→ **TASK GOAL**
Starting from the top of the material, restate each line exactly until the line that contains "import numpy as np", which is also copied. Pictures are excluded.

→ **DATA BLOCK**

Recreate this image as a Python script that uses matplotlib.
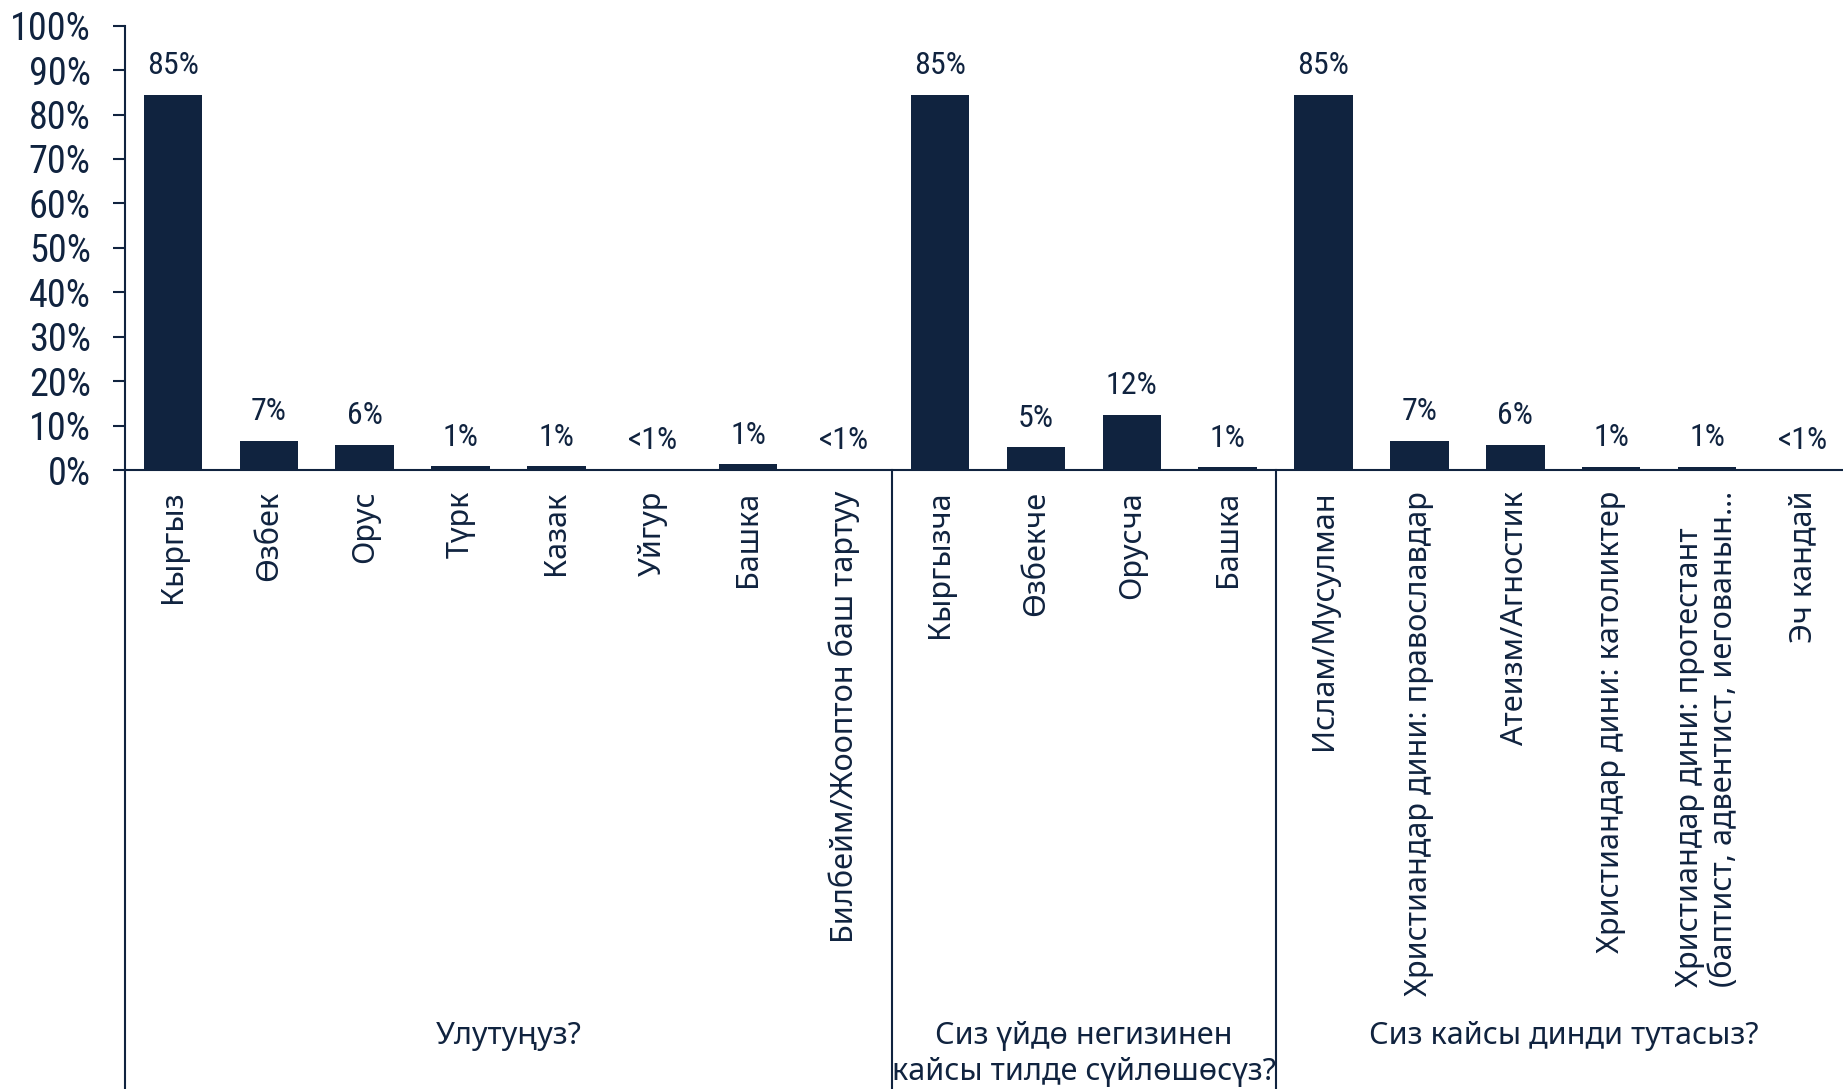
import matplotlib
matplotlib.use("Agg")
import matplotlib.pyplot as plt
from matplotlib import font_manager as fm
import numpy as np

# data
eth_labels = ["Кыргыз", "Өзбек", "Орус", "Түрк", "Казак", "Уйгур", "Башка",
              "Билбейм/Жооптон баш тартуу"]
eth_vals = [84.5, 6.6, 5.7, 0.8, 0.8, 0.1, 1.3, 0.1]
eth_text = ["85%", "7%", "6%", "1%", "1%", "<1%", "1%", "<1%"]

lang_labels = ["Кыргызча", "Өзбекче", "Орусча", "Башка"]
lang_vals = [84.5, 5.1, 12.4, 0.6]
lang_text = ["85%", "5%", "12%", "1%"]

rel_labels = ["Ислам/Мусулман", "Христиандар дини: православдар", "Атеизм/Агностик",
              "Христиандар дини: католиктер",
              "Христиандар дини: протестант\n(баптист, адвентист, иегованын…",
              "Эч кандай"]
rel_vals = [84.5, 6.6, 5.7, 0.7, 0.7, 0.1]
rel_text = ["85%", "7%", "6%", "1%", "1%", "<1%"]

group_titles = ["Улутуңуз?", "Сиз үйдө негизинен\nкайсы тилде сүйлөшөсүз?",
                "Сиз кайсы динди тутасыз?"]
group_sizes = [len(eth_labels), len(lang_labels), len(rel_labels)]

labels = eth_labels + lang_labels + rel_labels
vals = eth_vals + lang_vals + rel_vals
texts = eth_text + lang_text + rel_text

navy = "#10233F"
normal = ["Noto Sans", "DejaVu Sans"]

# numbers use a narrow face if one is installed
installed = {f.name for f in fm.fontManager.ttflist}
num_font, num_scale = ["Roboto", "DejaVu Sans"], 0.9
for cand in ["Liberation Sans Narrow", "Roboto Condensed", "DejaVu Sans Condensed"]:
    if cand in installed:
        num_font, num_scale = [cand, "DejaVu Sans"], 1.0
        break

fig = plt.figure(figsize=(18.43, 10.89), dpi=100)
ax = fig.add_axes([0.0678, 0.5684, 0.9365, 0.408])

x = np.arange(len(vals))
bars = ax.bar(x, vals, width=0.61, color=navy)
for b, t in zip(bars, texts):
    ax.annotate(t, (b.get_x() + b.get_width() / 2, b.get_height()),
                xytext=(0, 21), textcoords="offset points", ha="center", va="center",
                fontsize=23 * num_scale, family=num_font, color=navy)

ax.set_xlim(-0.5, len(vals) - 0.5)
ax.set_ylim(0, 100)
ax.set_yticks(np.arange(0, 101, 10))
ax.set_yticklabels([f"{v}%" for v in range(0, 101, 10)], family=num_font,
                   fontsize=27.5 * num_scale, color=navy)
ax.tick_params(axis="y", length=8.6, width=1.5, color=navy, pad=16)

ax.set_xticks(x)
ax.set_xticklabels(labels, rotation=90, fontsize=22, family=normal, color=navy,
                   va="top", ha="center", multialignment="left")
ax.tick_params(axis="x", length=0, pad=15)

for s in ["top", "right"]:
    ax.spines[s].set_visible(False)
for s in ["left", "bottom"]:
    ax.spines[s].set_color(navy)
    ax.spines[s].set_linewidth(1.5)

# group separators and y-axis extension down to the bottom
trans = ax.get_xaxis_transform()
bounds = np.cumsum([0] + group_sizes) - 0.5
for b in bounds[:-1]:
    ax.plot([b, b], [0, -1.45], transform=trans, color=navy, lw=1.5, clip_on=False)

for i, title in enumerate(group_titles):
    cx = (bounds[i] + bounds[i + 1]) / 2
    ax.text(cx, -1.24, title, transform=trans, ha="center", va="top",
            fontsize=22, family=normal, color=navy, linespacing=1.25)

fig.savefig("out.png", dpi=100)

→ **FINISHED EXERCISE**
Recreate this image as a Python script that uses matplotlib.
import matplotlib
matplotlib.use("Agg")
import matplotlib.pyplot as plt
from matplotlib import font_manager as fm
import numpy as np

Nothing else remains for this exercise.